Carolyn Fox seeks to create a strong sense of place, with a unique perception of the surrounding landscape and environs. Having lived in Ojai since 1987 , this beautiful valley with it’s tall rugged mountains are a continuous source of inspiration. As the seasons change the mountains, trees, chaparral, and cactus vary from lush to arid, with an ever changing subtlety of color. The Thomas fire of 2017 had a dramatic impact on the Ojai mountains and it has been fascinating to watch their regeneration as the rains soak in. My figurative work explores gesture and how the human figure can both echo and be integrated into the environment.
Robbie Kaye is an artist who tells stories about her experience of life, with an intent to be relatable, through resin art, photographs and prose. Her work presents narratives about people and nature. She is drawn to documenting beauty in both obvious and unsuspecting ways. Whether she is playing music, photographing or working in the studio with resin, she feels at home in the arena of any form of composition and sees it as her refuge.
Born in Gunnison Utah, Kent Butler developed a natural interest in nature. He is known for his unique and expressive use of color. Kent’s wide range of subjects and his variety in style are well known in contemporary circles. Kent’s paintings have won numerous awards and are represented in private collections internationally and in the United States. Kent now resides in Ojai, a setting of great natural beauty, which he feels is the perfect place to focus and pursue an already successful career in the art world.

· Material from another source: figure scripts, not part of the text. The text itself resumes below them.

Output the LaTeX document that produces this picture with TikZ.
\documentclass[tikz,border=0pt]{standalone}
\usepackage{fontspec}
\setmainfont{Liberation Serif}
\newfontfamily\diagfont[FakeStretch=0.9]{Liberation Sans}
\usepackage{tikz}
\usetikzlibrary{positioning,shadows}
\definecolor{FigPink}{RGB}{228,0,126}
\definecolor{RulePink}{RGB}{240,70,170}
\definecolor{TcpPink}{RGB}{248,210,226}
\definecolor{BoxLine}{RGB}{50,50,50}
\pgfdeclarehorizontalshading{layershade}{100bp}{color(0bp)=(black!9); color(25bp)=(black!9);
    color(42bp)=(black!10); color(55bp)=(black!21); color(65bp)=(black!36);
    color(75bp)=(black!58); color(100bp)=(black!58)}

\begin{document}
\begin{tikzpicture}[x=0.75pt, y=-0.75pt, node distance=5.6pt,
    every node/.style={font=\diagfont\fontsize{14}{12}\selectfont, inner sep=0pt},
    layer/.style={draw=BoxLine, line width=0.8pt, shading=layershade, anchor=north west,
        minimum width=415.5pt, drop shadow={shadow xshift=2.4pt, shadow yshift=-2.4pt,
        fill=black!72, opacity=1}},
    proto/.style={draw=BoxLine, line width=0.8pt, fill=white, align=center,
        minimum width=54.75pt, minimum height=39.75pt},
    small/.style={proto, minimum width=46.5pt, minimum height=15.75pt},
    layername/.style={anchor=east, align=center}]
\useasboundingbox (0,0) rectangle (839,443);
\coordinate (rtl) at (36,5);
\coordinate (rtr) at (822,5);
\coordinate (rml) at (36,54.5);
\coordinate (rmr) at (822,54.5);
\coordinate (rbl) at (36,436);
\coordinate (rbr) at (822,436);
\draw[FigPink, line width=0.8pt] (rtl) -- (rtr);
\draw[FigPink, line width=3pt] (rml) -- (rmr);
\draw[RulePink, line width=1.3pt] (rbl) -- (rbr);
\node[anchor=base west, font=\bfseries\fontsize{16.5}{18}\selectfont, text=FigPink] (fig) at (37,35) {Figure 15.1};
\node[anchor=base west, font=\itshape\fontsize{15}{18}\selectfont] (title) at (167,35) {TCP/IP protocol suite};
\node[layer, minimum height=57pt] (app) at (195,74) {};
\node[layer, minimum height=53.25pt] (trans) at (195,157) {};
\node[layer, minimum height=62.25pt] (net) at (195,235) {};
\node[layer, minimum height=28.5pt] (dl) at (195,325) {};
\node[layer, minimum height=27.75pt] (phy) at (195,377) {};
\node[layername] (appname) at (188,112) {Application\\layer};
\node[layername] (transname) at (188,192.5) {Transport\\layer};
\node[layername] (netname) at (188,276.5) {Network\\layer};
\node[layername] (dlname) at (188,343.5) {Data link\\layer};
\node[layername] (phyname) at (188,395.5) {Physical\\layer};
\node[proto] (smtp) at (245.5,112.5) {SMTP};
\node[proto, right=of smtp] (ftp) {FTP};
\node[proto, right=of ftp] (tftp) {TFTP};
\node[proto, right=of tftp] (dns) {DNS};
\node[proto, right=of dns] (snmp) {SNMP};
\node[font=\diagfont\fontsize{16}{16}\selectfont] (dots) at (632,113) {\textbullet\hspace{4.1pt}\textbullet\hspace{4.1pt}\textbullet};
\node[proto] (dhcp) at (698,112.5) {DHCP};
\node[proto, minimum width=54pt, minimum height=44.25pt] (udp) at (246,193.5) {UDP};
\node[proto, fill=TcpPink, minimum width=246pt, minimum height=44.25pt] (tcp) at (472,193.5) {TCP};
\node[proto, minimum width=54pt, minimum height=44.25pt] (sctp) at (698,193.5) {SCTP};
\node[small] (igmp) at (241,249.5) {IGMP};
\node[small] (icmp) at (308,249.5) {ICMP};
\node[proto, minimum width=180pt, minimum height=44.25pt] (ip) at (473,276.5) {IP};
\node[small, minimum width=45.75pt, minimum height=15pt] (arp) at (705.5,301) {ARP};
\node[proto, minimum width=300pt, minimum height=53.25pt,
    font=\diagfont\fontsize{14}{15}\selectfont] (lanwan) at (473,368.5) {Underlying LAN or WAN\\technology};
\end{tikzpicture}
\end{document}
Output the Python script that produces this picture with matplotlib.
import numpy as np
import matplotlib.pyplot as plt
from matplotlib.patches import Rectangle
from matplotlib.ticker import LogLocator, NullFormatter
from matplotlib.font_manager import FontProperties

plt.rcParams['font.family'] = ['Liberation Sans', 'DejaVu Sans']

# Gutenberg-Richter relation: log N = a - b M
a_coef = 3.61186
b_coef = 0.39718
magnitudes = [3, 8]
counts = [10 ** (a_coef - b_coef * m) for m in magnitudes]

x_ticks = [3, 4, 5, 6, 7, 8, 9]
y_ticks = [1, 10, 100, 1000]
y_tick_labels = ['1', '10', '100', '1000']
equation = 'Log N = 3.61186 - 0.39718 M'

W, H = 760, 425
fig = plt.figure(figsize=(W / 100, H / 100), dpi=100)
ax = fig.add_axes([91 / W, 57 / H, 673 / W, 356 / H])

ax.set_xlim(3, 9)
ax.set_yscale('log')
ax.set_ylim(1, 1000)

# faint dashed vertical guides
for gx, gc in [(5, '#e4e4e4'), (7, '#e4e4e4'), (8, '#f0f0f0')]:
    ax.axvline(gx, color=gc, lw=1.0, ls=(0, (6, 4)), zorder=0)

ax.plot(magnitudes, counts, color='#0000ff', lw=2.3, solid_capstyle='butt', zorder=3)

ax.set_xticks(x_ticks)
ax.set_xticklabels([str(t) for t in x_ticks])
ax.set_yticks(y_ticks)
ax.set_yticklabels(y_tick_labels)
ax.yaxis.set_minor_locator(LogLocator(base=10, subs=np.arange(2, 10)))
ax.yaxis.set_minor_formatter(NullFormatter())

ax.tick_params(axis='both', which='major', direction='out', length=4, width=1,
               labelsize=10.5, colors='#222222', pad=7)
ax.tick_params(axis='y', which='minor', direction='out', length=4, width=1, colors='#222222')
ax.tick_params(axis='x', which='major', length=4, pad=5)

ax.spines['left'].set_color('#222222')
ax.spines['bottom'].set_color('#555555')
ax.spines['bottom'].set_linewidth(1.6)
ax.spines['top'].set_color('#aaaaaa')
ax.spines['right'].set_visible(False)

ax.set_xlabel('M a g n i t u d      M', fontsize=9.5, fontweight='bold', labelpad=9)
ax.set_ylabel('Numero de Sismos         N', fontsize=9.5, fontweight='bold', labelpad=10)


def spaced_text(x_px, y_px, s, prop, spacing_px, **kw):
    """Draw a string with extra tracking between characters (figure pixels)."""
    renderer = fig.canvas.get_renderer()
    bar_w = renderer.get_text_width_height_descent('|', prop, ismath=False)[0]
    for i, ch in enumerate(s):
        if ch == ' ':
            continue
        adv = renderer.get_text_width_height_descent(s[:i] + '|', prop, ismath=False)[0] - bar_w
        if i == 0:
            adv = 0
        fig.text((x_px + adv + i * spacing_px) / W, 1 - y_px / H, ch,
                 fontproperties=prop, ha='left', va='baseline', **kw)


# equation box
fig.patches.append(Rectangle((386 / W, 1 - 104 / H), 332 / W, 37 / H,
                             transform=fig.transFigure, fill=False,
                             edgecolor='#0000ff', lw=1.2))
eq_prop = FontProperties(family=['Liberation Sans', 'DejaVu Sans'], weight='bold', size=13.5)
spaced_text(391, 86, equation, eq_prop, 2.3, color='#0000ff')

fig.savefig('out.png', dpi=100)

Sharon Butler has had a lifetime interest in (and love for) American Indian art, and it dovetails with her ongoing fascination with form, design, and color. She works in several mediums, but mostly prefers acrylics, because with that she can obtain a ”beaded” three- dimensional effect, a signature technique for which she is most well-known. Sharon also incorporates leather and other authentic materials in her art to create illusions which disguise where one medium ends and another begin.